Il vice-ministro dell’Economia e finanze, Maurizio Leo, ha confermato nei giorni scorsi che dopo l’approvazione della legge di Bilancio il governo Meloni metterà mano alla riforma dell’IRPEF. Avverrà nel corso del 2023, quando verosimilmente le aliquote saranno ridotte da 4 a 3. Erano 5 fino all’inizio di quest’anno, ovvero prima che il governo Draghi facesse entrare in vigore la sua riforma con annesso taglio delle tasse. Si tratterebbe, almeno nelle intenzioni dell’esecutivo, di una fase transitoria che porterebbe all’implementazione definitiva della “flat tax”, il sistema impositivo con aliquota unica.

Obiettivo: ridurre la pressione fiscale sui contribuenti italiani, tra le più alte nel mondo.

Ad oggi, le aliquote IRPEF sono 4 e si applicano sui seguenti scaglioni di reddito:

  • 23% fino a 15.000 euro;
  • 25% da 15.001 a 28.000 euro;
  • 35% da 28.001 a 50.000 euro;
  • 43% sopra 50.000 euro.

Riforma IRPEF del governo Meloni

Il governo Meloni vorrebbe tendere al seguente schema:

  • 23% fino a 15.000 euro;
  • 27% tra 15.001 e 50.000 euro;
  • 43% sopra 50.000 euro.

Taglio delle tasse serve sopra 35.000 euro

Come potete notare, la riforma dell’IRPEF porterebbe a un forte abbassamento del carico fiscale per i redditi medi, cioè dai 28.000 ai 50.000 euro. Su di essi si applicherebbe un’aliquota del 27%, anziché del 35% come oggi. A rigore, i redditi tra 15.000 e 28.000 euro tornerebbero a pagare di più come fino agli inizi di quest’anno. Tuttavia, è probabile che il governo eviterebbe la stangata attraverso il sistema delle detrazioni fiscali. Ad ogni modo, dirimente sarà la fascia di reddito dai 35.000 euro insù. Secondo l’Osservatorio Itinerari Previdenziali, solamente il 13% dei contribuenti dichiara al Fisco almeno 35.000 euro lordi all’anno. E, purtuttavia, versano il 60% del gettito IRPEF complessivo.

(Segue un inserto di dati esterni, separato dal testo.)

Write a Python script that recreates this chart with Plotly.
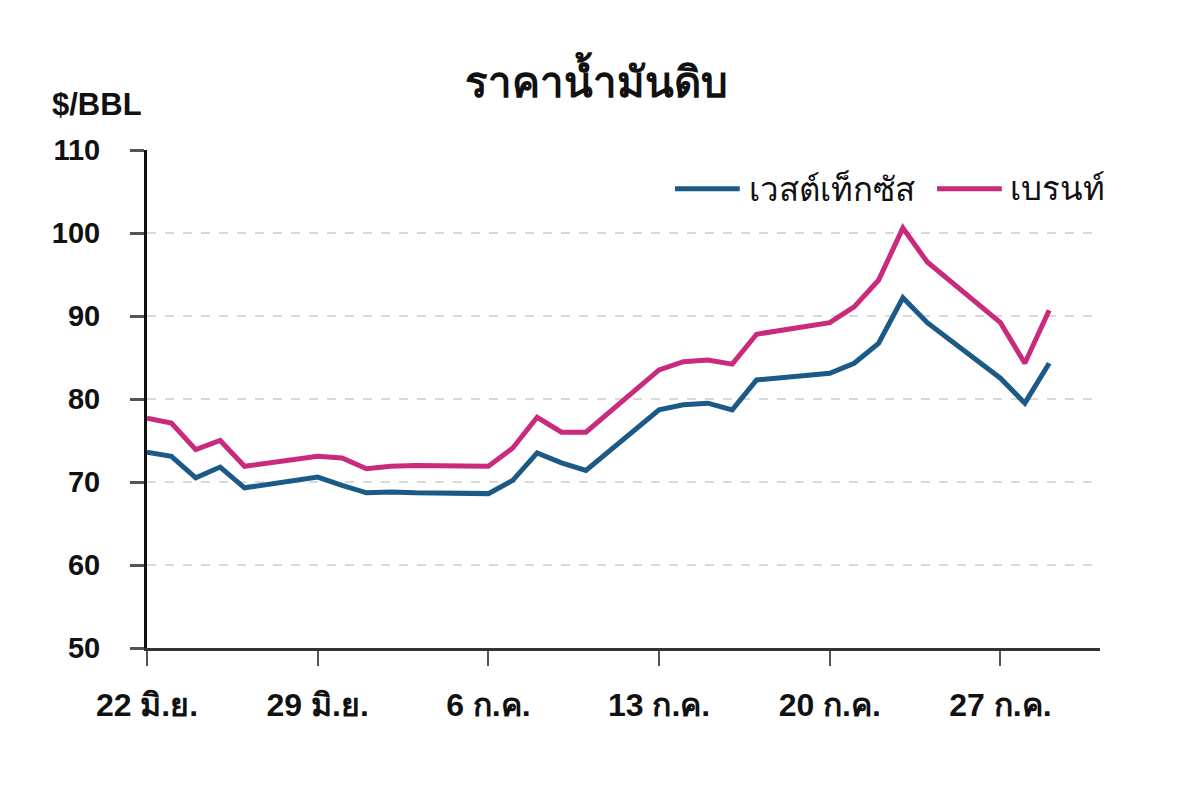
import plotly.graph_objects as go

dates = ["2020-06-22", "2020-06-23", "2020-06-24", "2020-06-25", "2020-06-26",
         "2020-06-29", "2020-06-30", "2020-07-01", "2020-07-02", "2020-07-03",
         "2020-07-06", "2020-07-07", "2020-07-08", "2020-07-09", "2020-07-10",
         "2020-07-13", "2020-07-14", "2020-07-15", "2020-07-16", "2020-07-17",
         "2020-07-20", "2020-07-21", "2020-07-22", "2020-07-23", "2020-07-24",
         "2020-07-27", "2020-07-28", "2020-07-29"]

wti = [73.6, 73.1, 70.5, 71.8, 69.3,
       70.6, 69.6, 68.7, 68.8, 68.7,
       68.6, 70.2, 73.5, 72.3, 71.4,
       78.7, 79.3, 79.5, 78.7, 82.3,
       83.1, 84.3, 86.7, 92.2, 89.2,
       82.5, 79.5, 84.3]

brent = [77.7, 77.1, 73.9, 75.0, 71.9,
         73.1, 72.9, 71.6, 71.9, 72.0,
         71.9, 74.1, 77.8, 76.0, 76.0,
         83.5, 84.5, 84.7, 84.2, 87.8,
         89.2, 91.1, 94.3, 100.6, 96.5,
         89.2, 84.3, 90.7]

tick_vals = ["2020-06-22", "2020-06-29", "2020-07-06", "2020-07-13", "2020-07-20", "2020-07-27"]
tick_text = ["22 มิ.ย.", "29 มิ.ย.", "6 ก.ค.", "13 ก.ค.", "20 ก.ค.", "27 ก.ค."]

series_names = ["เวสต์เท็กซัส", "เบรนท์"]
series_colors = ["#1b5a86", "#c92a7c"]
title_text = "ราคาน้ำมันดิบ"
unit_text = "$/BBL"

FONT = "Liberation Sans, Arial, sans-serif"

fig = go.Figure()
fig.add_trace(go.Scatter(x=dates, y=wti, mode="lines", name=series_names[0],
                         line=dict(color=series_colors[0], width=5)))
fig.add_trace(go.Scatter(x=dates, y=brent, mode="lines", name=series_names[1],
                         line=dict(color=series_colors[1], width=5)))

# custom legend (line sample + label), placed top-right inside plot
legend_y = 0.922
legend_items = [(0.554, 0.622, 0.630), (0.829, 0.897, 0.903)]
shapes = []
annotations = [dict(text="<b>" + unit_text + "</b>", xref="paper", yref="paper",
                    x=-0.102, y=1.092, xanchor="left", yanchor="middle", showarrow=False,
                    font=dict(size=31, family=FONT, color="#111"))]
for (x0, x1, xt), name, col in zip(legend_items, series_names, series_colors):
    shapes.append(dict(type="line", xref="paper", yref="paper", x0=x0, x1=x1,
                       y0=legend_y, y1=legend_y, line=dict(color=col, width=5)))
    annotations.append(dict(text=name, xref="paper", yref="paper", x=xt, y=legend_y,
                            xanchor="left", yanchor="middle", showarrow=False,
                            font=dict(size=33, family=FONT, color="#111")))

fig.update_layout(
    width=1200, height=799,
    margin=dict(l=147, r=100, t=150, b=151),
    paper_bgcolor="white", plot_bgcolor="white",
    font=dict(family=FONT, color="#111", size=22),
    title=dict(text="<b>" + title_text + "</b>", x=0.497, xanchor="center",
               y=0.897, yanchor="middle", font=dict(size=42, family=FONT, color="#111")),
    showlegend=False,
    shapes=shapes,
    annotations=annotations,
)

fig.update_xaxes(
    type="date", range=["2020-06-22", "2020-07-31 02:00"],
    tickvals=tick_vals, ticktext=tick_text,
    showline=True, linecolor="#333", linewidth=3,
    ticks="outside", ticklen=15, tickwidth=2, tickcolor="#555",
    showgrid=False, zeroline=False,
    tickfont=dict(size=32, family=FONT, color="#111", weight="bold"),
    ticklabelstandoff=12,
)
fig.update_yaxes(
    range=[50, 110], dtick=10, tick0=50,
    showline=True, linecolor="#111", linewidth=3,
    ticks="outside", ticklen=14, tickwidth=3, tickcolor="#555",
    showgrid=True, gridcolor="#d9d9d9", griddash="dash", gridwidth=1.5,
    zeroline=False,
    tickfont=dict(size=29, family=FONT, color="#111", weight="bold"),
    ticklabelstandoff=24,
)

fig.write_html("out.html")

In altre parole, sono pochi i contribuenti italiani a contribuire alle spese dello stato, almeno stando alle imposte dirette. Qualsivoglia riforma dell’IRPEF non potrà che partire da questa premessa. Il taglio delle tasse concentrato sulle fasce medio-basse sarebbe certamente più popolare, ma si rivelerebbe molto meno efficace.

Coloro che le tasse le pagano, rischiano così di non vedere mai migliorata la propria condizioni di vita. E, dunque, l’impulso all’occupazione e alla produttività non ci sarebbe.

Aliquote IRPEF restano alte

Infine, si tenga anche conto che mantenere elevata l’aliquota massima del 43% invia un segnale negativo sul sistema impositivo nazionale. Dall’estero, in particolare, chi volesse spostare in Italia redditi e/o produzione tende a guardare in primis proprio l’aliquota più alta da versare con l’imposta sulle persone fisiche. E il 43%, a cui vanno aggiunte le addizionali regionali e comunali per un’aliquota finale del 45%, si rivela una percentuale altissima.

Nel 2022, il gettito IRPEF atteso è sui 205 miliardi di euro, comprensivo delle addizionali regionali e comunali e al lordo dell’ex bonus Renzi. Parliamo di oltre il 10% del PIL, eppure insufficiente a coprire la sola spesa assistenziale e sanitaria, che vale sui 288 miliardi. Il paradosso dell’Italia è che paghiamo tasse molto alte per un gettito che si rivela insufficiente a coprire le spese. E parte del problema sta proprio nella distribuzione estremamente iniqua del carico fiscale tra i contribuenti: pochi pagano e molti ricevono assistenza. I secondi, essendo in maggioranza, riescono ad incidere sull’operato di ogni governo, gonfiando la spesa pubblica e finendo per gravare ancora di più sui primi. Con la conseguenza di disincentivare lavoro, produzione e favorire l’economia sommersa.